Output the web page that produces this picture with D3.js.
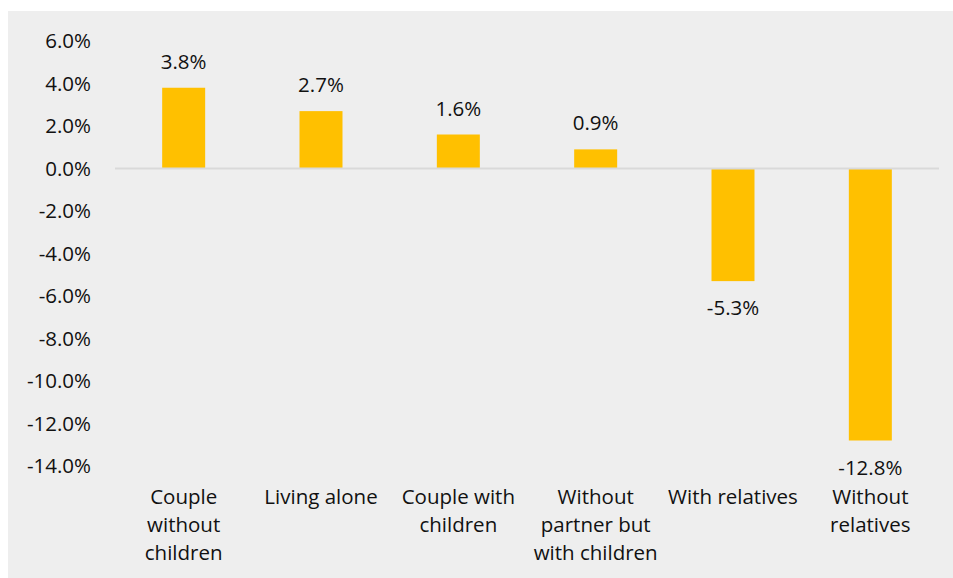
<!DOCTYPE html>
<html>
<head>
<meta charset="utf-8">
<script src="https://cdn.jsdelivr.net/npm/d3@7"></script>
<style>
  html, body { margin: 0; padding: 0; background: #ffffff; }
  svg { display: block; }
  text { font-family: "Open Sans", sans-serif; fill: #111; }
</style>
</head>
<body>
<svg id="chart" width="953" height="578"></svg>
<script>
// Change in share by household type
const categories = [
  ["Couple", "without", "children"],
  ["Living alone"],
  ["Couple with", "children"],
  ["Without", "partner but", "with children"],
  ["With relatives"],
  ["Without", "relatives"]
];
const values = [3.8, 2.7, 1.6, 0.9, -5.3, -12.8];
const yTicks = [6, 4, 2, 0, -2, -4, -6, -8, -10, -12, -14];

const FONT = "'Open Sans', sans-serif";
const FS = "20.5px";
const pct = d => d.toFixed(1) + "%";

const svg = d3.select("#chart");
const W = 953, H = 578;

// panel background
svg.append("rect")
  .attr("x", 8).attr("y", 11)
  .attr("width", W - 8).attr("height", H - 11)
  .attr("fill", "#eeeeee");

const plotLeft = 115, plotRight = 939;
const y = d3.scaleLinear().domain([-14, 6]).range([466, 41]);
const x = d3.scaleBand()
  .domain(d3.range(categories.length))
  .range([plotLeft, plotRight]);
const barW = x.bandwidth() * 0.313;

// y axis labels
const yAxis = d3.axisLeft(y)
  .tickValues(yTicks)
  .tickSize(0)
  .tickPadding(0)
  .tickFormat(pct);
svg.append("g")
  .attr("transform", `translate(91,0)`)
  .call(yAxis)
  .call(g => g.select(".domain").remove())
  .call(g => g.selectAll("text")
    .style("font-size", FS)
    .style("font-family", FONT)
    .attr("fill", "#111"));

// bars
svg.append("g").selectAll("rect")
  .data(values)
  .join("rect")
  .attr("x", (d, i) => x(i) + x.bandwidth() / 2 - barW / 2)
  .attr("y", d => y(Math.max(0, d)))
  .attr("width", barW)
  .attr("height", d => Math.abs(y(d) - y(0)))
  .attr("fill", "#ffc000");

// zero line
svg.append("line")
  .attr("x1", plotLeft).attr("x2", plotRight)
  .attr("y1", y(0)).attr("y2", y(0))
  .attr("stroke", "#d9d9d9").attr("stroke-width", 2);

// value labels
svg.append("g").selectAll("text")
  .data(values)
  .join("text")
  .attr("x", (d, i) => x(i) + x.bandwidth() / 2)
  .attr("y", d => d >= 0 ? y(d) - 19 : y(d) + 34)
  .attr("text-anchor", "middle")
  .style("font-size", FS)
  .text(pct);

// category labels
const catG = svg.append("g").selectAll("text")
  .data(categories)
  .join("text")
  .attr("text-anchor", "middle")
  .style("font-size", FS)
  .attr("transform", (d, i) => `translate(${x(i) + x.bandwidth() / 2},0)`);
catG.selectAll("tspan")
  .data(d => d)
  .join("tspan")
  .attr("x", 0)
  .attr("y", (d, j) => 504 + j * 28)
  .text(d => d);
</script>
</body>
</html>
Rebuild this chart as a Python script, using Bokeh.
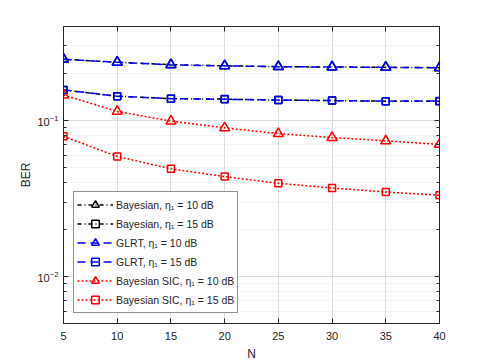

-*-

> _Directions_
Write out every record above exactly as it stands, but leave out the pictures.

> _Exercise answer_
Output the web page that produces this picture with D3.js.
<!DOCTYPE html>
<html>
<head>
<meta charset="utf-8">
<script src="https://cdn.jsdelivr.net/npm/d3@7"></script>
<style>
  html, body { margin: 0; padding: 0; background: #ffffff; }
  svg { display: block; }
  text { font-family: "Open Sans", sans-serif; fill: #111; }
</style>
</head>
<body>
<svg id="chart" width="953" height="578"></svg>
<script>
// Change in share by household type
const categories = [
  ["Couple", "without", "children"],
  ["Living alone"],
  ["Couple with", "children"],
  ["Without", "partner but", "with children"],
  ["With relatives"],
  ["Without", "relatives"]
];
const values = [3.8, 2.7, 1.6, 0.9, -5.3, -12.8];
const yTicks = [6, 4, 2, 0, -2, -4, -6, -8, -10, -12, -14];

const FONT = "'Open Sans', sans-serif";
const FS = "20.5px";
const pct = d => d.toFixed(1) + "%";

const svg = d3.select("#chart");
const W = 953, H = 578;

// panel background
svg.append("rect")
  .attr("x", 8).attr("y", 11)
  .attr("width", W - 8).attr("height", H - 11)
  .attr("fill", "#eeeeee");

const plotLeft = 115, plotRight = 939;
const y = d3.scaleLinear().domain([-14, 6]).range([466, 41]);
const x = d3.scaleBand()
  .domain(d3.range(categories.length))
  .range([plotLeft, plotRight]);
const barW = x.bandwidth() * 0.313;

// y axis labels
const yAxis = d3.axisLeft(y)
  .tickValues(yTicks)
  .tickSize(0)
  .tickPadding(0)
  .tickFormat(pct);
svg.append("g")
  .attr("transform", `translate(91,0)`)
  .call(yAxis)
  .call(g => g.select(".domain").remove())
  .call(g => g.selectAll("text")
    .style("font-size", FS)
    .style("font-family", FONT)
    .attr("fill", "#111"));

// bars
svg.append("g").selectAll("rect")
  .data(values)
  .join("rect")
  .attr("x", (d, i) => x(i) + x.bandwidth() / 2 - barW / 2)
  .attr("y", d => y(Math.max(0, d)))
  .attr("width", barW)
  .attr("height", d => Math.abs(y(d) - y(0)))
  .attr("fill", "#ffc000");

// zero line
svg.append("line")
  .attr("x1", plotLeft).attr("x2", plotRight)
  .attr("y1", y(0)).attr("y2", y(0))
  .attr("stroke", "#d9d9d9").attr("stroke-width", 2);

// value labels
svg.append("g").selectAll("text")
  .data(values)
  .join("text")
  .attr("x", (d, i) => x(i) + x.bandwidth() / 2)
  .attr("y", d => d >= 0 ? y(d) - 19 : y(d) + 34)
  .attr("text-anchor", "middle")
  .style("font-size", FS)
  .text(pct);

// category labels
const catG = svg.append("g").selectAll("text")
  .data(categories)
  .join("text")
  .attr("text-anchor", "middle")
  .style("font-size", FS)
  .attr("transform", (d, i) => `translate(${x(i) + x.bandwidth() / 2},0)`);
catG.selectAll("tspan")
  .data(d => d)
  .join("tspan")
  .attr("x", 0)
  .attr("y", (d, j) => 504 + j * 28)
  .text(d => d);
</script>
</body>
</html>
Rebuild this chart as a Python script, using Bokeh.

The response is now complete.